[PATCH] Look at restrict disambiguation in tree-ssa-alias.c unconditionally (PR tree-optimization/50522)
Jakub Jelinek
jakub@redhat.com
Tue Oct 4 10:08:00 GMT 2011
On Tue, Oct 04, 2011 at 11:55:17AM +0200, Richard Guenther wrote:
> > On Tue, Oct 04, 2011 at 11:01:27AM +0200, Richard Guenther wrote:
> > > > > > void foo (int *p)
> > > > > > {
> > > > > > int * __restrict p1 = p;
> > > > > > int * __restrict p2 = p + 32;
> > > > > > int *q;
> > > > > > int i;
> > > > > > for (i = 0; i < 32; ++i)
> > > > > > p1[i] = p2[i];
> > > > > > p = p1;
> > > > > > q = p2 - 31;
> > > > > > for (i = 0; i < 32; ++i)
> > > > > > p[i] = q[i];
> > > > > > }
> > > > > >
> >
> > > In the above first loop the restrict pointers p1 and p2 access
> > > distinct object pieces.
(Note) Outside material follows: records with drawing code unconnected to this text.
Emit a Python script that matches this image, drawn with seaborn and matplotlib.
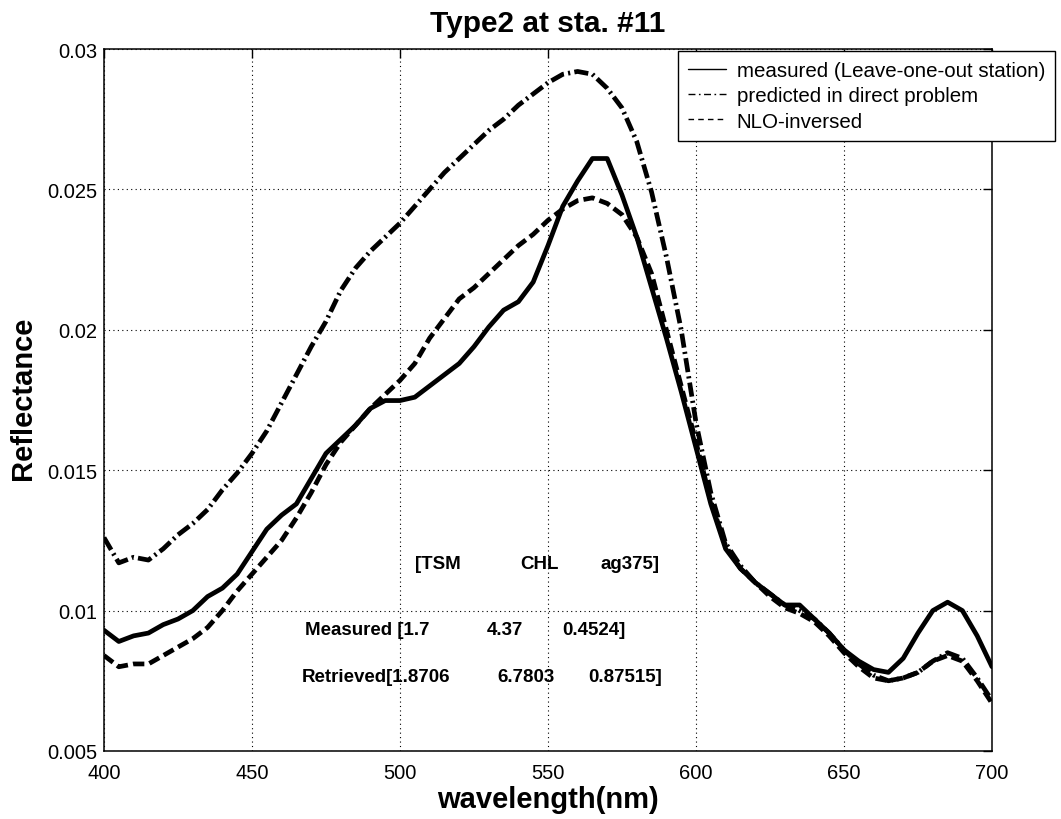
import numpy as np
import pandas as pd
import matplotlib
matplotlib.use("Agg")
import matplotlib.pyplot as plt
import seaborn as sns

# ---------------- data ----------------
wavelength = list(range(400, 701, 5))

measured = [0.0093, 0.0089, 0.0091, 0.0092, 0.0095, 0.0097, 0.0100, 0.0105, 0.0108, 0.0113,
            0.0121, 0.0129, 0.0134, 0.0138, 0.0147, 0.0156, 0.0161, 0.0166, 0.0172, 0.01748,
            0.01748, 0.0176, 0.0180, 0.0184, 0.0188, 0.0194, 0.0201, 0.0207, 0.0210, 0.0217,
            0.0230, 0.0244, 0.0253, 0.0261, 0.0261, 0.0248, 0.0233, 0.0215, 0.0197, 0.0178,
            0.0158, 0.0138, 0.0122, 0.0115, 0.0110, 0.0106, 0.0102, 0.0102, 0.0097, 0.0092,
            0.0086, 0.0082, 0.0079, 0.0078, 0.0083, 0.0092, 0.0100, 0.0103, 0.0100, 0.0091,
            0.0080]

predicted = [0.0126, 0.0117, 0.0119, 0.0118, 0.0122, 0.0127, 0.0131, 0.0136, 0.0143, 0.0149,
             0.0156, 0.0164, 0.0174, 0.0184, 0.0194, 0.0203, 0.0214, 0.0222, 0.0228, 0.0233,
             0.0238, 0.0244, 0.0250, 0.0256, 0.0261, 0.0266, 0.0271, 0.0275, 0.0280, 0.0284,
             0.0288, 0.0291, 0.0292, 0.0291, 0.0286, 0.0279, 0.0267, 0.0249, 0.0226, 0.0200,
             0.0167, 0.0142, 0.0124, 0.0116, 0.0110, 0.0106, 0.0102, 0.0100, 0.0097, 0.0092,
             0.0086, 0.0081, 0.0077, 0.0075, 0.0076, 0.0078, 0.0082, 0.0085, 0.0083, 0.0076,
             0.0068]

nlo_inversed = [0.0084, 0.0080, 0.0081, 0.0081, 0.0084, 0.0087, 0.0090, 0.0094, 0.0100, 0.0107,
                0.0113, 0.0119, 0.0125, 0.0133, 0.0142, 0.0152, 0.0160, 0.0166, 0.0172, 0.0177,
                0.0182, 0.0188, 0.0197, 0.0204, 0.0211, 0.0215, 0.0220, 0.0225, 0.0230, 0.0234,
                0.0239, 0.0243, 0.0246, 0.0247, 0.0245, 0.0241, 0.0233, 0.0220, 0.0200, 0.0180,
                0.0160, 0.0139, 0.0123, 0.0115, 0.0110, 0.0105, 0.0101, 0.0099, 0.0096, 0.0091,
                0.0085, 0.0080, 0.0076, 0.0075, 0.0076, 0.0078, 0.0082, 0.0084, 0.0082, 0.0075,
                0.0067]

series_labels = ["measured (Leave-one-out station)", "predicted in direct problem", "NLO-inversed"]

x_ticks = [400, 450, 500, 550, 600, 650, 700]
y_ticks = [0.005, 0.01, 0.015, 0.02, 0.025, 0.03]
y_tick_labels = ["0.005", "0.01", "0.015", "0.02", "0.025", "0.03"]

title = "Type2 at sta. #11"
x_label = "wavelength(nm)"
y_label = "Reflectance"

# annotation text (MATLAB-style text objects)
ann_header = ["[TSM", "CHL", "ag375]"]
ann_measured = ["Measured [1.7", "4.37", "0.4524]"]
ann_retrieved = ["Retrieved[1.8706", "6.7803", "0.87515]"]

# ---------------- figure ----------------
sns.set_theme(style="white")
plt.rcParams["font.family"] = ["Liberation Sans", "DejaVu Sans"]
plt.rcParams["text.color"] = "black"
plt.rcParams["axes.labelcolor"] = "black"
plt.rcParams["xtick.color"] = "black"
plt.rcParams["ytick.color"] = "black"

fig = plt.figure(figsize=(10.61, 8.20), dpi=100)
ax = fig.add_axes([104 / 1061, 68 / 820, 888 / 1061, 702 / 820])

lw = 3.4
sns.lineplot(x=wavelength, y=measured, ax=ax, color="black", linewidth=lw,
             label=series_labels[0])
sns.lineplot(x=wavelength, y=predicted, ax=ax, color="black", linewidth=lw,
             label=series_labels[1])
sns.lineplot(x=wavelength, y=nlo_inversed, ax=ax, color="black", linewidth=lw,
             label=series_labels[2])

lines = ax.get_lines()
lines[1].set_dashes((3.0, 0.9, 0.45, 0.9))
lines[2].set_dashes((2.4, 1.1))
for ln in lines[1:]:
    ln.set_dash_capstyle("butt")

ax.set_xlim(400, 700)
ax.set_ylim(0.005, 0.03)
ax.set_xticks(x_ticks)
ax.set_xticklabels([str(t) for t in x_ticks])
ax.set_yticks(y_ticks)
ax.set_yticklabels(y_tick_labels)

ax.grid(True, color="black", linestyle=(0, (1, 3)), linewidth=0.8)
for s in ax.spines.values():
    s.set_color("black")
    s.set_linewidth(1.1)

ax.tick_params(axis="both", direction="in", length=6.5, width=1.0, colors="black",
               labelsize=14.5, top=True, right=True)
ax.tick_params(axis="x", pad=9)
ax.tick_params(axis="y", pad=5)

ax.set_xlabel(x_label, fontsize=21, fontweight="bold")
ax.xaxis.label.set_va("center")
ax.xaxis.set_label_coords(0.5, -(800 - 752) / 702)
ax.set_ylabel(y_label, fontsize=21, fontweight="bold")
ax.yaxis.label.set_va("center")
ax.yaxis.set_label_coords(-(104 - 23) / 888, 0.5 + (401 - 398) / 702)

ax.set_title(title, fontsize=21.5, fontweight="bold", y=1 + (50 - 32) / 702, va="baseline", pad=0)

fs_ann = 13.5
for txt, xp in zip(ann_header, [505.1, 540.5, 567.6]):
    ax.text(xp, 0.01166, txt, fontsize=fs_ann, fontweight="bold", ha="left", va="center")
for txt, xp in zip(ann_measured, [467.9, 529.4, 554.7]):
    ax.text(xp, 0.00934, txt, fontsize=fs_ann, fontweight="bold", ha="left", va="center")
for txt, xp in zip(ann_retrieved, [466.9, 532.8, 563.5]):
    ax.text(xp, 0.00764, txt, fontsize=fs_ann, fontweight="bold", ha="left", va="center")

leg = ax.legend(loc="upper left", bbox_to_anchor=(678 / 1061, 1 - 52 / 820),
                bbox_transform=fig.transFigure, fontsize=14.8, frameon=True, fancybox=False,
                borderpad=0.5, labelspacing=0.3, handlelength=1.85, handletextpad=0.5,
                borderaxespad=0)
leg.get_frame().set_edgecolor("black")
leg.get_frame().set_linewidth(1.0)
leg.get_frame().set_alpha(1)
leg_lines = leg.get_lines()
for hl in leg_lines:
    hl.set_linewidth(1.0)
leg_lines[1].set_dashes((5, 2.5, 1.2, 2.5))
leg_lines[2].set_dashes((4, 3))

fig.savefig("out.png", dpi=100)
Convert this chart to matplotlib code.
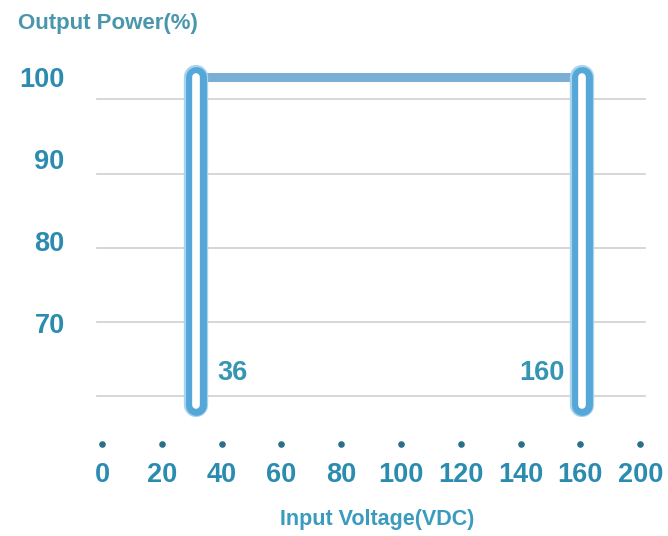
import matplotlib.pyplot as plt

# data
volt_ticks = ["0", "20", "40", "60", "80", "100", "120", "140", "160", "200"]
power_ticks = [100, 90, 80, 70]
grid_levels = [97.3, 88.2, 79.1, 70.1, 61.1]
bar_volts = [31.5, 160.5]
bar_labels = ["36", "160"]
power_top = 100
power_bottom = 60

num_col = "#2b8cb0"
line_col = "#55a7d8"

fig = plt.figure(figsize=(6.68, 5.36), dpi=100)
W, H = 668, 536
# axes in pixel terms: left 80, right 660, top 50, bottom 445
ax = fig.add_axes([80 / W, 1 - 445 / H, 580 / W, 395 / H])
ax.set_xlim(-0.368, 9.331)
ax.set_ylim(55.12, 103.29)
for s in ax.spines.values():
    s.set_visible(False)

# grid lines
for g in grid_levels:
    ax.plot([-0.08, 9.08], [g, g], color="#cfcfcf", lw=1.2, zorder=1)

# the operating window
lx = bar_volts[0] / 20
rx = bar_volts[1] / 20
ax.plot([lx, rx], [power_top, power_top], color="#7aaed4", lw=6.5,
        solid_capstyle="butt", zorder=2)
for x in (lx, rx):
    ax.plot([x, x], [power_bottom, power_top], color="#a9d3ee", lw=17.5,
            solid_capstyle="round", zorder=3)
    ax.plot([x, x], [power_bottom, power_top], color=line_col, lw=15,
            solid_capstyle="round", zorder=3)
    ax.plot([x, x], [power_bottom, power_top], color="white", lw=5.5,
            solid_capstyle="round", zorder=4)

lab_kw = dict(textcoords="offset pixels", va="center", fontsize=19.5,
              fontweight="bold", color="#3596b3", family="Liberation Sans")
ax.annotate(bar_labels[0], (lx, power_bottom), xytext=(21, 32), ha="left", **lab_kw)
ax.annotate(bar_labels[1], (rx, power_bottom), xytext=(-17, 32), ha="right", **lab_kw)

# dots above x tick labels
xs = list(range(len(volt_ticks)))
ax.scatter(xs, [55.3] * len(xs), s=14, color="#2a6f8a", zorder=5, clip_on=False)

ax.set_xticks(xs)
ax.set_xticklabels(volt_ticks)
ax.set_yticks(power_ticks)
ax.set_yticklabels([str(p) for p in power_ticks])
ax.tick_params(axis="x", length=0, pad=12.5, labelsize=19.5, labelcolor=num_col)
ax.tick_params(axis="y", length=0, pad=11, labelsize=19.5, labelcolor=num_col)
for t in ax.get_xticklabels() + ax.get_yticklabels():
    t.set_family("Liberation Sans")
    t.set_fontweight("bold")

fig.text(18 / W, 1 - 24 / H, "Output Power(%)", fontsize=16, fontweight="bold",
         color="#4a97ad", va="center", ha="left", family="Liberation Sans")
fig.text(377 / W, 1 - 519 / H, "Input Voltage(VDC)", fontsize=15.5,
         fontweight="bold", color="#3a9bbf", va="center", ha="center",
         family="Liberation Sans")

fig.savefig("out.png", dpi=100, facecolor="white")
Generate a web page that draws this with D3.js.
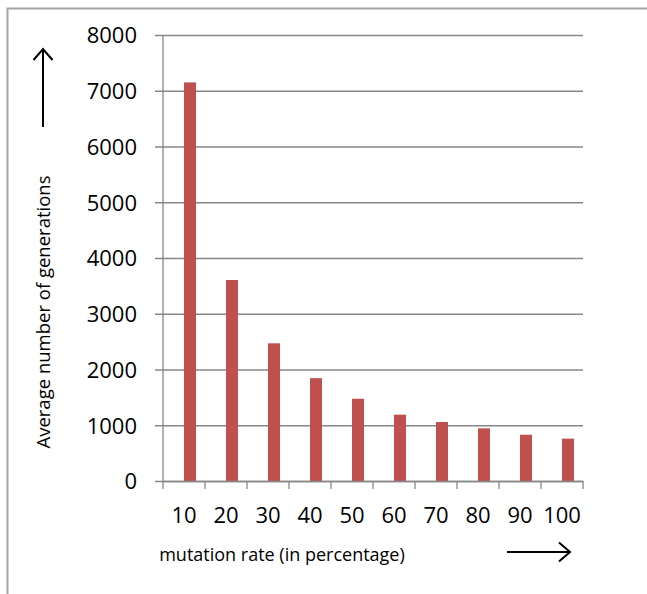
<!DOCTYPE html>
<html>
<head>
<meta charset="utf-8">
<script src="https://cdn.jsdelivr.net/npm/d3@7"></script>
<style>
  html, body { margin: 0; padding: 0; background: #fff; }
  svg { display: block; }
  text { font-family: "Open Sans", "Noto Sans", sans-serif; fill: #000; }
</style>
</head>
<body>
<svg id="chart" width="647" height="594"></svg>
<script>
const categories = ["10", "20", "30", "40", "50", "60", "70", "80", "90", "100"];
const values = [7150, 3605, 2470, 1845, 1475, 1190, 1058, 945, 830, 760];
const yTicks = [0, 1000, 2000, 3000, 4000, 5000, 6000, 7000, 8000];
const yTitle = "Average number of generations";
const xTitle = "mutation rate (in percentage)";

(function () {
const svg = d3.select("#chart");
const W = 647, H = 594;
const mLeft = 163, mRight = 583, mTop = 35, mBottom = 481;
const gridColor = "#878787";

// outer border (top and left visible)
svg.append("path")
  .attr("d", `M7.5,${H} L7.5,8.5 L${W},8.5`)
  .attr("fill", "none").attr("stroke", "#a3a3a3").attr("stroke-width", 2);

const x = d3.scaleBand().domain(categories).range([mLeft, mRight]).padding(0);
const y = d3.scaleLinear().domain([0, 8000]).range([mBottom, mTop]);

// gridlines + y ticks via axis
const yAxis = svg.append("g")
  .attr("transform", `translate(${mLeft},0)`)
  .call(d3.axisLeft(y).tickValues(yTicks).tickFormat(d3.format("d"))
    .tickSize(-(mRight - mLeft)).tickSizeOuter(0).tickPadding(26));
yAxis.select(".domain").remove();
yAxis.selectAll(".tick line")
  .attr("x1", -8).attr("stroke", gridColor).attr("stroke-width", 1.3);
yAxis.selectAll(".tick text")
  .style("font-size", "22px").attr("dy", "0.36em");

// y axis line
svg.append("line")
  .attr("x1", mLeft).attr("x2", mLeft).attr("y1", mTop).attr("y2", mBottom)
  .attr("stroke", gridColor).attr("stroke-width", 1.3);

// bars (visible series sits right of category centre)
const bw = x.bandwidth();
const barW = bw / 3.5;
svg.append("g").selectAll("rect").data(categories).join("rect")
  .attr("x", (d) => x(d) + bw / 2)
  .attr("width", barW)
  .attr("y", (d, i) => y(values[i]))
  .attr("height", (d, i) => y(0) - y(values[i]))
  .attr("fill", "#C0504D");

// x axis
const xAxis = svg.append("g")
  .attr("transform", `translate(0,${mBottom})`)
  .call(d3.axisBottom(x).tickSize(0).tickPadding(26));
xAxis.select(".domain").attr("stroke", gridColor).attr("stroke-width", 1.3);
xAxis.selectAll(".tick text").style("font-size", "22px");
// category boundary tick marks
const bounds = categories.map((c) => x(c)).concat([mRight]);
svg.append("g").selectAll("line").data(bounds).join("line")
  .attr("x1", (d) => d).attr("x2", (d) => d)
  .attr("y1", mBottom).attr("y2", mBottom + 8)
  .attr("stroke", gridColor).attr("stroke-width", 1.3);

// axis titles
svg.append("text")
  .attr("transform", "translate(50,312) rotate(-90)")
  .attr("text-anchor", "middle")
  .style("font-size", "18.5px")
  .text(yTitle);
svg.append("text")
  .attr("x", 282).attr("y", 561)
  .attr("text-anchor", "middle")
  .style("font-size", "18px")
  .text(xTitle);

// arrows
const arrowStyle = (sel) => sel.attr("fill", "none").attr("stroke", "#000").attr("stroke-width", 2);
svg.append("path").attr("d", "M43,127 L43,49 M33.5,60 L43,49 L52.5,60").call(arrowStyle);
svg.append("path").attr("d", "M507,552 L570,552 M559,542.5 L570,552 L559,561.5").call(arrowStyle);
})();
</script>
</body>
</html>
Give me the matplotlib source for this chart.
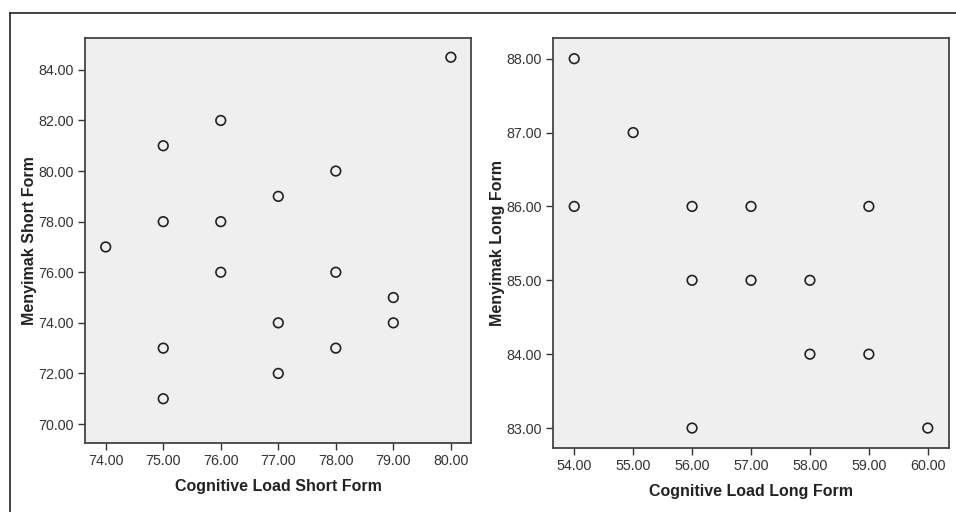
import matplotlib
matplotlib.use("Agg")
import matplotlib.pyplot as plt
from matplotlib.lines import Line2D

plt.rcParams['font.family'] = ['Liberation Sans', 'DejaVu Sans']

# short form
short_x = [80, 76, 75, 78, 77, 75, 76, 74, 76, 78, 79, 77, 79, 75, 78, 77, 75]
short_y = [84.5, 82, 81, 80, 79, 78, 78, 77, 76, 76, 75, 74, 74, 73, 73, 72, 71]
short_xticks = [74, 75, 76, 77, 78, 79, 80]
short_yticks = [70, 72, 74, 76, 78, 80, 82, 84]

# long form
long_x = [54, 55, 54, 56, 57, 59, 56, 57, 58, 58, 59, 56, 60]
long_y = [88, 87, 86, 86, 86, 86, 85, 85, 85, 84, 84, 83, 83]
long_xticks = [54, 55, 56, 57, 58, 59, 60]
long_yticks = [83, 84, 85, 86, 87, 88]

fig = plt.figure(figsize=(9.56, 5.12), dpi=100)
W, H = 956, 512

# outer frame lines (top and left)
fig.add_artist(Line2D([10 / W, 1], [1 - 13 / H, 1 - 13 / H], color='#222222', lw=1.2))
fig.add_artist(Line2D([10 / W, 10 / W], [0, 1 - 13 / H], color='#222222', lw=1.2))


def panel(rect, x, y, xt, yt, xlim, ylim, xlabel, ylabel):
    l, t, r, b = rect
    ax = fig.add_axes([l / W, 1 - b / H, (r - l) / W, (b - t) / H])
    ax.set_facecolor('#efefef')
    ax.scatter(x, y, s=48, facecolors='none', edgecolors='#222222', linewidths=1.2, zorder=3)
    ax.set_xlim(*xlim)
    ax.set_ylim(*ylim)
    ax.set_xticks(xt)
    ax.set_yticks(yt)
    ax.set_xticklabels([f"{v:.2f}" for v in xt])
    ax.set_yticklabels([f"{v:.2f}" for v in yt])
    ax.tick_params(direction='out', length=5, width=1, color='#333333',
                   labelsize=10.3, labelcolor='#333333', pad=3)
    for s in ax.spines.values():
        s.set_color('#444444')
        s.set_linewidth(1.3)
    ax.set_xlabel(xlabel, fontsize=11.5, fontweight='bold', color='#222222', labelpad=8)
    ax.set_ylabel(ylabel, fontsize=11.5, fontweight='bold', color='#222222', labelpad=1)
    return ax


panel((85, 38, 471, 443), short_x, short_y, short_xticks, short_yticks,
      (73.64, 80.35), (69.25, 85.26),
      'Cognitive Load Short Form', 'Menyimak Short Form')
panel((553, 38, 949, 448), long_x, long_y, long_xticks, long_yticks,
      (53.64, 60.36), (82.73, 88.28),
      'Cognitive Load Long Form', 'Menyimak Long Form')

fig.savefig('out.png', dpi=100, facecolor='white')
The second loop uses non-restrict qualified
> > > pointers p and q (that are based on the restrict variants p1 and p2
> > > though) to access overlapping pieces. Is the second loop invalid
> > > because p and q are based on p1 and p2 even though they are not
> > > restrict qualified?
> >
> > IMHO yes. The standard doesn't seem to talk about the accesses being done
> > through the restricted pointer, but about accesses that are based on
> > the restricted pointer, and as soon as you access in the associated block
> > (here the foo function) some object through an lvalue whose address is
> > based on some restricted pointer and the value is modified by any means,
> > then all accesses to that object need to be done through something
> > based on that restricted pointer.
>
> So when I change the above to
>
> /*p = p;*/
> q = (p + 32) - 31;
void foo (int *p)
{
int * __restrict p1 = p;
int * __restrict p2 = p + 32;
int *q;
int i;
for (i = 0; i < 32; ++i)
p1[i] = p2[i];
q = (p + 32) - 31;
for (i = 0; i < 32; ++i)
p[i] = q[i];
}
> then the code will be valid? When I obfuscate that enough I
> can get GCC CSEing p + 32 and thus effectively q will look
> like it is based on p2.
The above is still invalid. p[0] through p[31] is modified and
is accessed both through lvalue whose address is based on p1 (p1[i])
and through lvalues whose address is not based on p1 (p[i] and
q[i] (the latter only for p[0] through p[30])). If you take
the first loop out, it would be valid though.